++++ Records supplied ++++

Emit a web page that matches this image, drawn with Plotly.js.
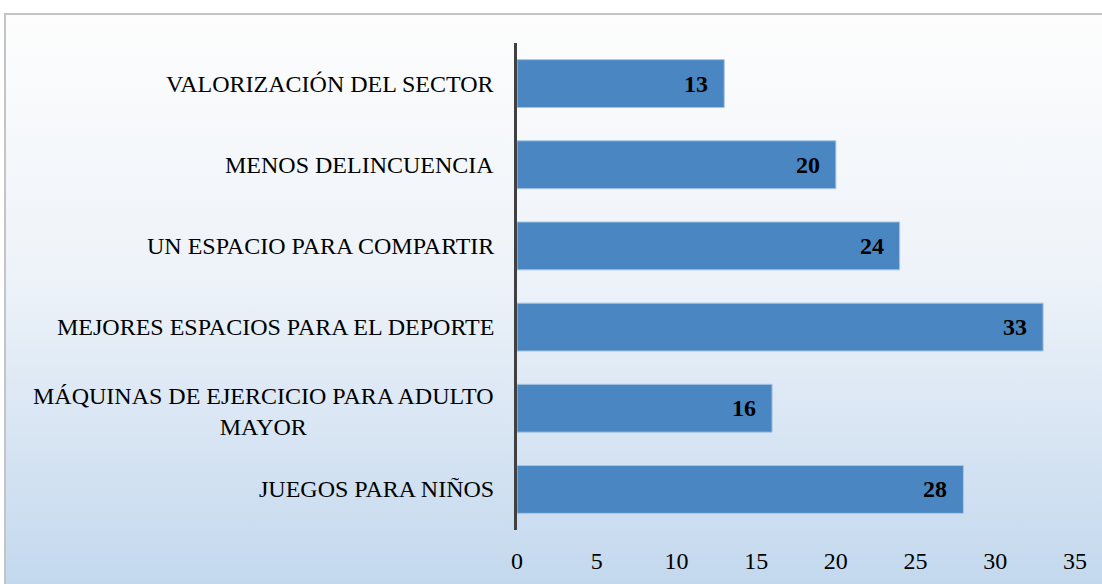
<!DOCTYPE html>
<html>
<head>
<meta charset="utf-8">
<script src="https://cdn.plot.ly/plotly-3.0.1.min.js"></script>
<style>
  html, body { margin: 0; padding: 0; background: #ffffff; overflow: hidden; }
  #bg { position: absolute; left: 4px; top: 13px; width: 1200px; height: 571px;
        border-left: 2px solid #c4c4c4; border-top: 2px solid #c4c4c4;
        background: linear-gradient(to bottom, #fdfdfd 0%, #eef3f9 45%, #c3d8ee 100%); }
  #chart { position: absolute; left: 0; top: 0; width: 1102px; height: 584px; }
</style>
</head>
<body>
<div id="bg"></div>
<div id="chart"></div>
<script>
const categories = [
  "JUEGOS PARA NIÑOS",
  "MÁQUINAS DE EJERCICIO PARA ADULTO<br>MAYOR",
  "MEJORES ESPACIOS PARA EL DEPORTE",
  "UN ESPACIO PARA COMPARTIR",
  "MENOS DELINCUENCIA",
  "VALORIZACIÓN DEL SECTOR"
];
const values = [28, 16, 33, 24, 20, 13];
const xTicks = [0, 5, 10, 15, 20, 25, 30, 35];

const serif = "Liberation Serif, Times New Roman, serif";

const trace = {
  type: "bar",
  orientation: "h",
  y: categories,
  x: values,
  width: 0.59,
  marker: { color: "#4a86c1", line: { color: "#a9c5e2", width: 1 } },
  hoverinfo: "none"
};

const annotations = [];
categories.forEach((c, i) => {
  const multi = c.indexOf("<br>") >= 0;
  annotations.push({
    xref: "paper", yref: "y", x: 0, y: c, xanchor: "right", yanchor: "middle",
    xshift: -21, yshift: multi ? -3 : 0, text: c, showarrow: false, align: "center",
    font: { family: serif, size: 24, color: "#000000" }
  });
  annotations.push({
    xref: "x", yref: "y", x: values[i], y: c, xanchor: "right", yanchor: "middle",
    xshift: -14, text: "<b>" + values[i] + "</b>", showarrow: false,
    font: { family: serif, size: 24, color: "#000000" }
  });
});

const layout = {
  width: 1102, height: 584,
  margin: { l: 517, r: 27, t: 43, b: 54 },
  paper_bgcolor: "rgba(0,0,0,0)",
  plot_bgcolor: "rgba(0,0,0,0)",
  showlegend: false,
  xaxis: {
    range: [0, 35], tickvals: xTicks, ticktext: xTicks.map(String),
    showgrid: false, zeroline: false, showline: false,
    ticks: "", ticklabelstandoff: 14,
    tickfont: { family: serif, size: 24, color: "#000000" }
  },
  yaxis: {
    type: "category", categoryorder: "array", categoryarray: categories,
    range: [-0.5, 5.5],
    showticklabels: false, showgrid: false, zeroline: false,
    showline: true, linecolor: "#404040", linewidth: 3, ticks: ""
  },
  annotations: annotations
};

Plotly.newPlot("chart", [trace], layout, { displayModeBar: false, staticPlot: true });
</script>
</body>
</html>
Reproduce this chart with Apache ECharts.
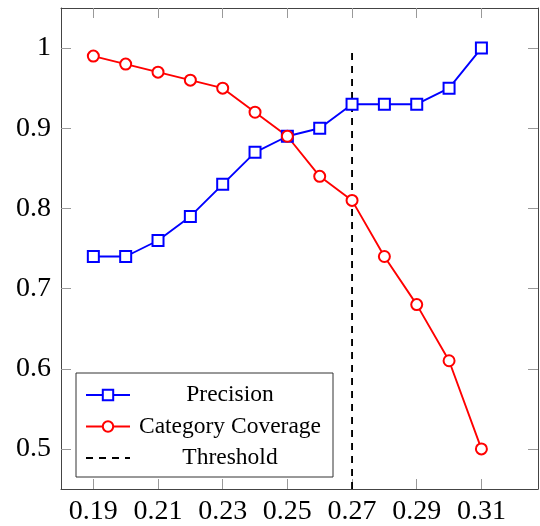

++++

> [Request]
Omit the pictures, and quote the material above exactly as given.

> [Answer to the exercise]
Emit a web page that matches this image, drawn with Plotly.js.
<!DOCTYPE html>
<html>
<head>
<meta charset="utf-8">
<script src="https://cdn.plot.ly/plotly-3.0.1.min.js"></script>
<style>
  html, body { margin: 0; padding: 0; background: #ffffff; overflow: hidden; }
  #bg { position: absolute; left: 4px; top: 13px; width: 1200px; height: 571px;
        border-left: 2px solid #c4c4c4; border-top: 2px solid #c4c4c4;
        background: linear-gradient(to bottom, #fdfdfd 0%, #eef3f9 45%, #c3d8ee 100%); }
  #chart { position: absolute; left: 0; top: 0; width: 1102px; height: 584px; }
</style>
</head>
<body>
<div id="bg"></div>
<div id="chart"></div>
<script>
const categories = [
  "JUEGOS PARA NIÑOS",
  "MÁQUINAS DE EJERCICIO PARA ADULTO<br>MAYOR",
  "MEJORES ESPACIOS PARA EL DEPORTE",
  "UN ESPACIO PARA COMPARTIR",
  "MENOS DELINCUENCIA",
  "VALORIZACIÓN DEL SECTOR"
];
const values = [28, 16, 33, 24, 20, 13];
const xTicks = [0, 5, 10, 15, 20, 25, 30, 35];

const serif = "Liberation Serif, Times New Roman, serif";

const trace = {
  type: "bar",
  orientation: "h",
  y: categories,
  x: values,
  width: 0.59,
  marker: { color: "#4a86c1", line: { color: "#a9c5e2", width: 1 } },
  hoverinfo: "none"
};

const annotations = [];
categories.forEach((c, i) => {
  const multi = c.indexOf("<br>") >= 0;
  annotations.push({
    xref: "paper", yref: "y", x: 0, y: c, xanchor: "right", yanchor: "middle",
    xshift: -21, yshift: multi ? -3 : 0, text: c, showarrow: false, align: "center",
    font: { family: serif, size: 24, color: "#000000" }
  });
  annotations.push({
    xref: "x", yref: "y", x: values[i], y: c, xanchor: "right", yanchor: "middle",
    xshift: -14, text: "<b>" + values[i] + "</b>", showarrow: false,
    font: { family: serif, size: 24, color: "#000000" }
  });
});

const layout = {
  width: 1102, height: 584,
  margin: { l: 517, r: 27, t: 43, b: 54 },
  paper_bgcolor: "rgba(0,0,0,0)",
  plot_bgcolor: "rgba(0,0,0,0)",
  showlegend: false,
  xaxis: {
    range: [0, 35], tickvals: xTicks, ticktext: xTicks.map(String),
    showgrid: false, zeroline: false, showline: false,
    ticks: "", ticklabelstandoff: 14,
    tickfont: { family: serif, size: 24, color: "#000000" }
  },
  yaxis: {
    type: "category", categoryorder: "array", categoryarray: categories,
    range: [-0.5, 5.5],
    showticklabels: false, showgrid: false, zeroline: false,
    showline: true, linecolor: "#404040", linewidth: 3, ticks: ""
  },
  annotations: annotations
};

Plotly.newPlot("chart", [trace], layout, { displayModeBar: false, staticPlot: true });
</script>
</body>
</html>
Reproduce this chart with Apache ECharts.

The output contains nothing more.